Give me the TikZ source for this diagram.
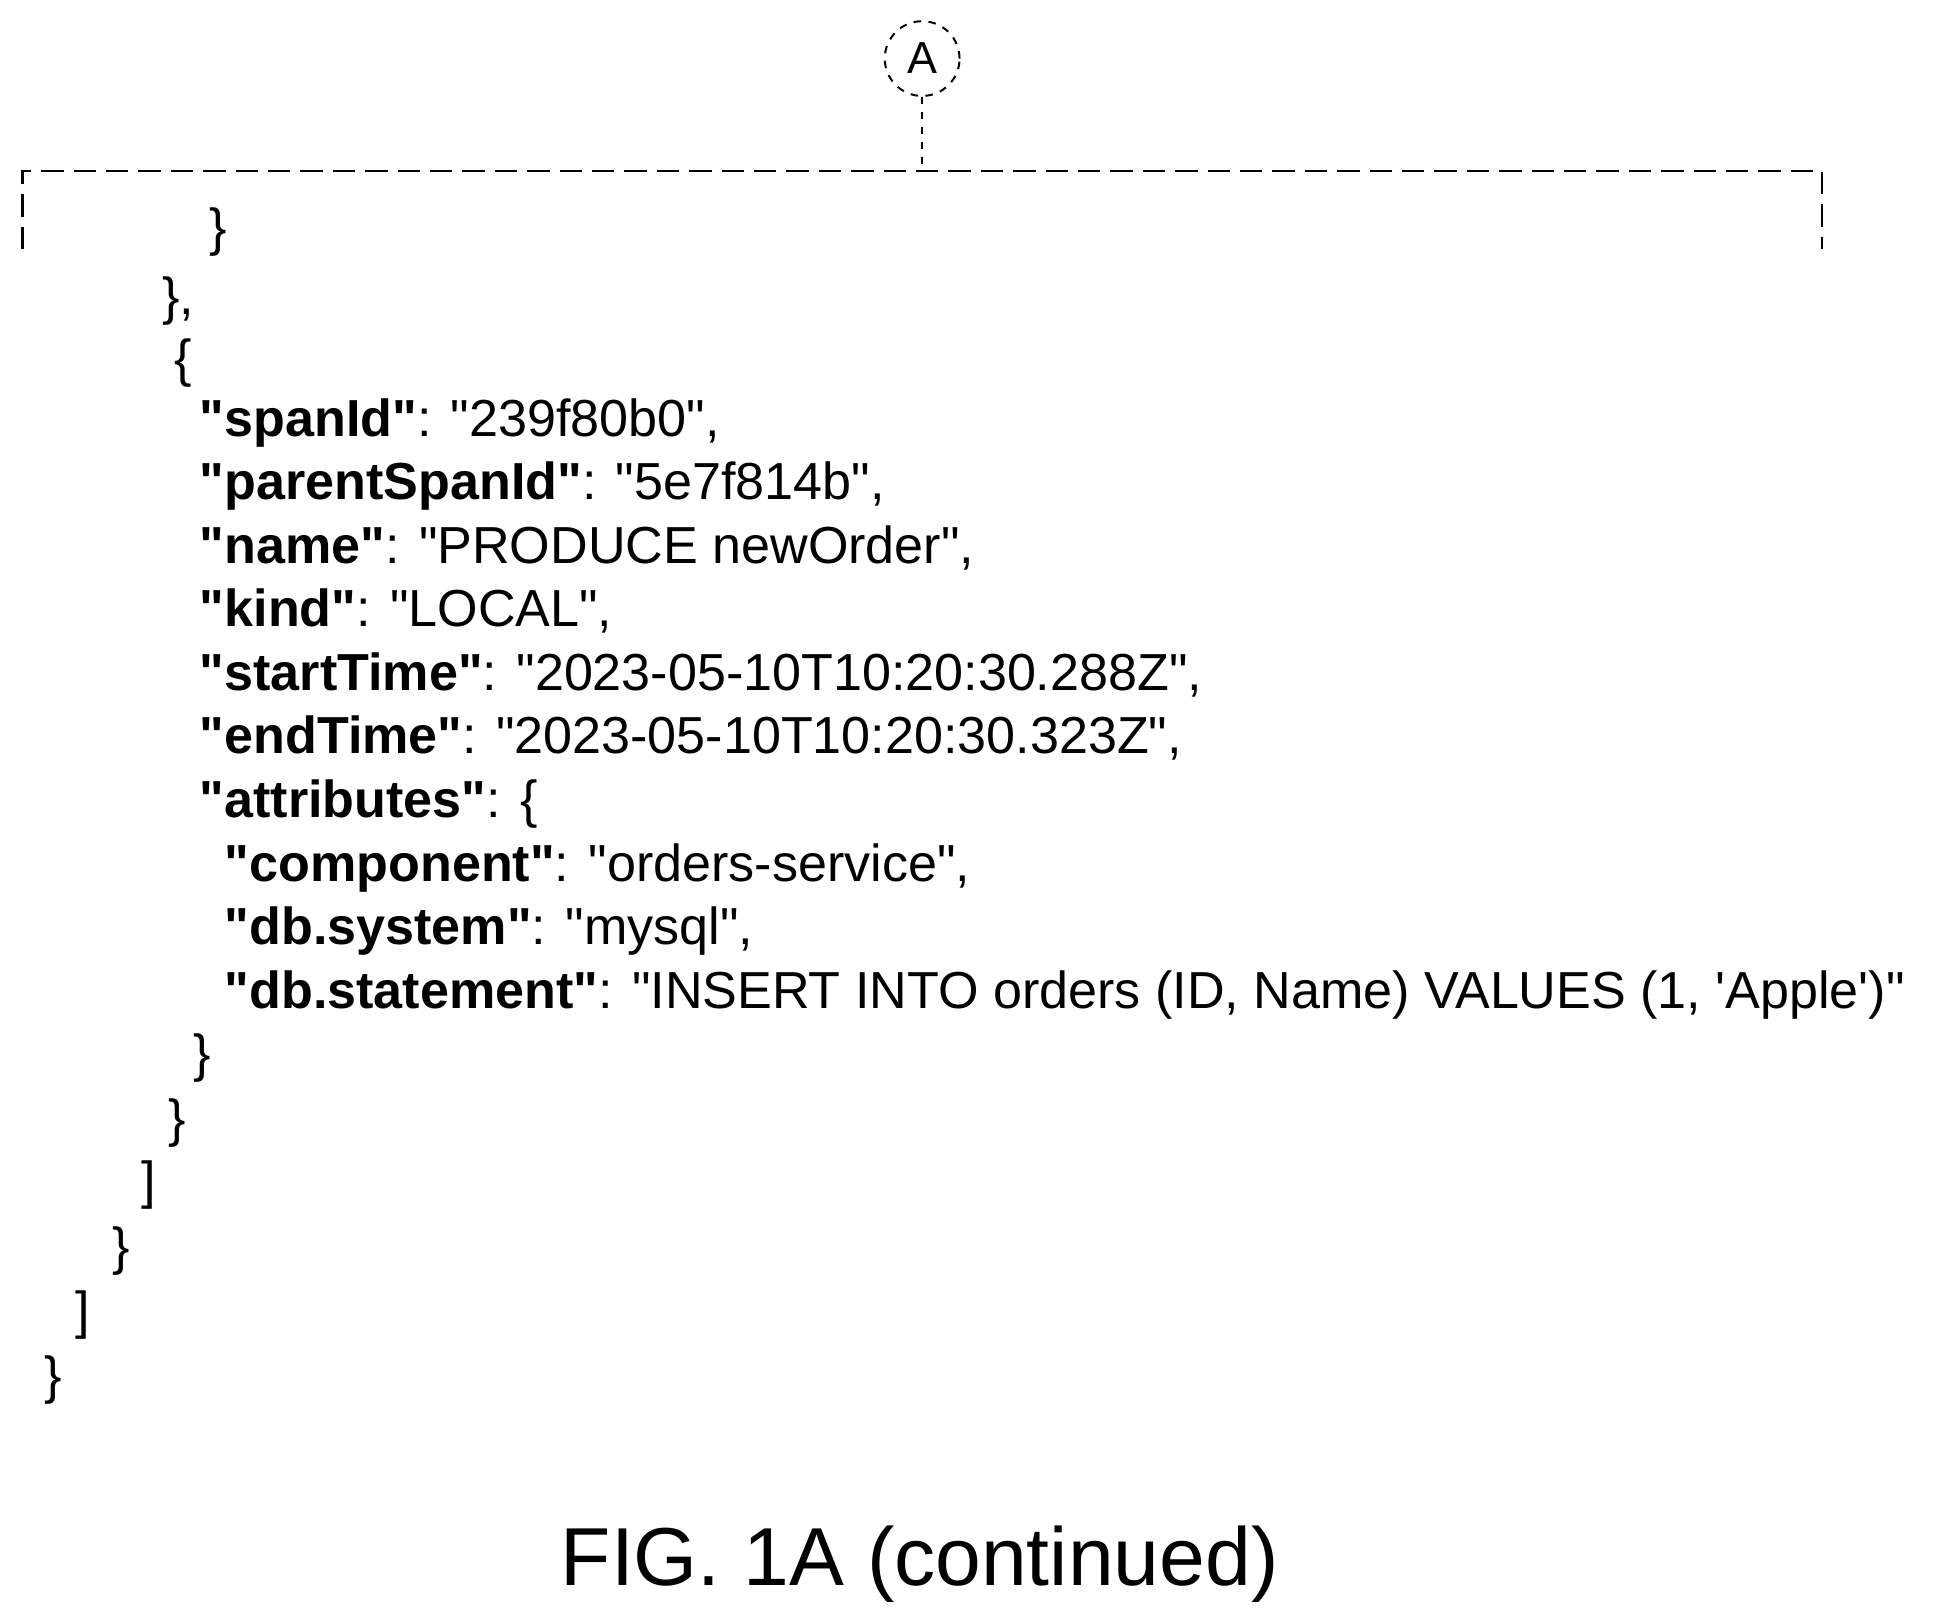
\documentclass[tikz,border=0pt]{standalone}
\usepackage{fontspec}
\setmainfont{Liberation Sans}
\newfontfamily\codefont{Liberation Sans}
\begin{document}
\begin{tikzpicture}[x=0.5pt,y=-0.5pt,
  code/.style={anchor=base west,inner sep=0,font=\codefont\fontsize{20.9pt}{24pt}\selectfont},
  brk/.style={draw,dashed,dash pattern=on 9pt off 4pt,line width=0.9pt}]
\useasboundingbox (0,0) rectangle (1560,1300);
\node[draw,circle,dashed,line width=0.8pt,minimum size=30pt,inner sep=0,font=\fontsize{18pt}{20pt}\selectfont] (A) at (740,47) {A};
\coordinate (T) at (740,137);
\draw[dashed,line width=0.8pt] (A.south) -- (T);
\coordinate (L) at (18,200); \coordinate (R) at (1462,200);
\draw[brk] (L) -- (18,137) -- (1462,137) -- (R);
\node[code] (l1) at (168,197) {\}};
\node[code] (l2) at (130,252) {\},};
\node[code] (l3) at (140,302) {\{};
\node[code] (l4) at (160,350) {\textbf{"spanId"}: "239f80b0",};
\node[code] (l5) at (160,401) {\textbf{"parentSpanId"}: "5e7f814b",};
\node[code] (l6) at (160,452) {\textbf{"name"}: "PRODUCE newOrder",};
\node[code] (l7) at (160,503) {\textbf{"kind"}: "LOCAL",};
\node[code] (l8) at (160,554) {\textbf{"startTime"}: "2023-05-10T10:20:30.288Z",};
\node[code] (l9) at (160,605) {\textbf{"endTime"}: "2023-05-10T10:20:30.323Z",};
\node[code] (l10) at (160,656) {\textbf{"attributes"}: \{};
\node[code] (l11) at (180,707) {\textbf{"component"}: "orders-service",};
\node[code] (l12) at (180,758) {\textbf{"db.system"}: "mysql",};
\node[code] (l13) at (180,809) {\textbf{"db.statement"}: "INSERT INTO orders (ID, Name) VALUES (1, 'Apple')"};
\node[code] (l14) at (155,860) {\}};
\node[code] (l15) at (135,912) {\}};
\node[code] (l16) at (113,962) {]};
\node[code] (l17) at (90,1015) {\}};
\node[code] (l18) at (60,1066) {]};
\node[code] (l19) at (35,1118) {\}};
\node[anchor=base,inner sep=0,font=\fontsize{33pt}{36pt}\selectfont] (fig) at (738,1272) {FIG. 1A (continued)};
\end{tikzpicture}
\end{document}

◇ ◇ ◇ ◇ ◇

Repeat the material verbatim. Do not carry over any picture.

FINAL RESULT:
Give me the TikZ source for this diagram.
\documentclass[tikz,border=0pt]{standalone}
\usepackage{fontspec}
\setmainfont{Liberation Sans}
\newfontfamily\codefont{Liberation Sans}
\begin{document}
\begin{tikzpicture}[x=0.5pt,y=-0.5pt,
  code/.style={anchor=base west,inner sep=0,font=\codefont\fontsize{20.9pt}{24pt}\selectfont},
  brk/.style={draw,dashed,dash pattern=on 9pt off 4pt,line width=0.9pt}]
\useasboundingbox (0,0) rectangle (1560,1300);
\node[draw,circle,dashed,line width=0.8pt,minimum size=30pt,inner sep=0,font=\fontsize{18pt}{20pt}\selectfont] (A) at (740,47) {A};
\coordinate (T) at (740,137);
\draw[dashed,line width=0.8pt] (A.south) -- (T);
\coordinate (L) at (18,200); \coordinate (R) at (1462,200);
\draw[brk] (L) -- (18,137) -- (1462,137) -- (R);
\node[code] (l1) at (168,197) {\}};
\node[code] (l2) at (130,252) {\},};
\node[code] (l3) at (140,302) {\{};
\node[code] (l4) at (160,350) {\textbf{"spanId"}: "239f80b0",};
\node[code] (l5) at (160,401) {\textbf{"parentSpanId"}: "5e7f814b",};
\node[code] (l6) at (160,452) {\textbf{"name"}: "PRODUCE newOrder",};
\node[code] (l7) at (160,503) {\textbf{"kind"}: "LOCAL",};
\node[code] (l8) at (160,554) {\textbf{"startTime"}: "2023-05-10T10:20:30.288Z",};
\node[code] (l9) at (160,605) {\textbf{"endTime"}: "2023-05-10T10:20:30.323Z",};
\node[code] (l10) at (160,656) {\textbf{"attributes"}: \{};
\node[code] (l11) at (180,707) {\textbf{"component"}: "orders-service",};
\node[code] (l12) at (180,758) {\textbf{"db.system"}: "mysql",};
\node[code] (l13) at (180,809) {\textbf{"db.statement"}: "INSERT INTO orders (ID, Name) VALUES (1, 'Apple')"};
\node[code] (l14) at (155,860) {\}};
\node[code] (l15) at (135,912) {\}};
\node[code] (l16) at (113,962) {]};
\node[code] (l17) at (90,1015) {\}};
\node[code] (l18) at (60,1066) {]};
\node[code] (l19) at (35,1118) {\}};
\node[anchor=base,inner sep=0,font=\fontsize{33pt}{36pt}\selectfont] (fig) at (738,1272) {FIG. 1A (continued)};
\end{tikzpicture}
\end{document}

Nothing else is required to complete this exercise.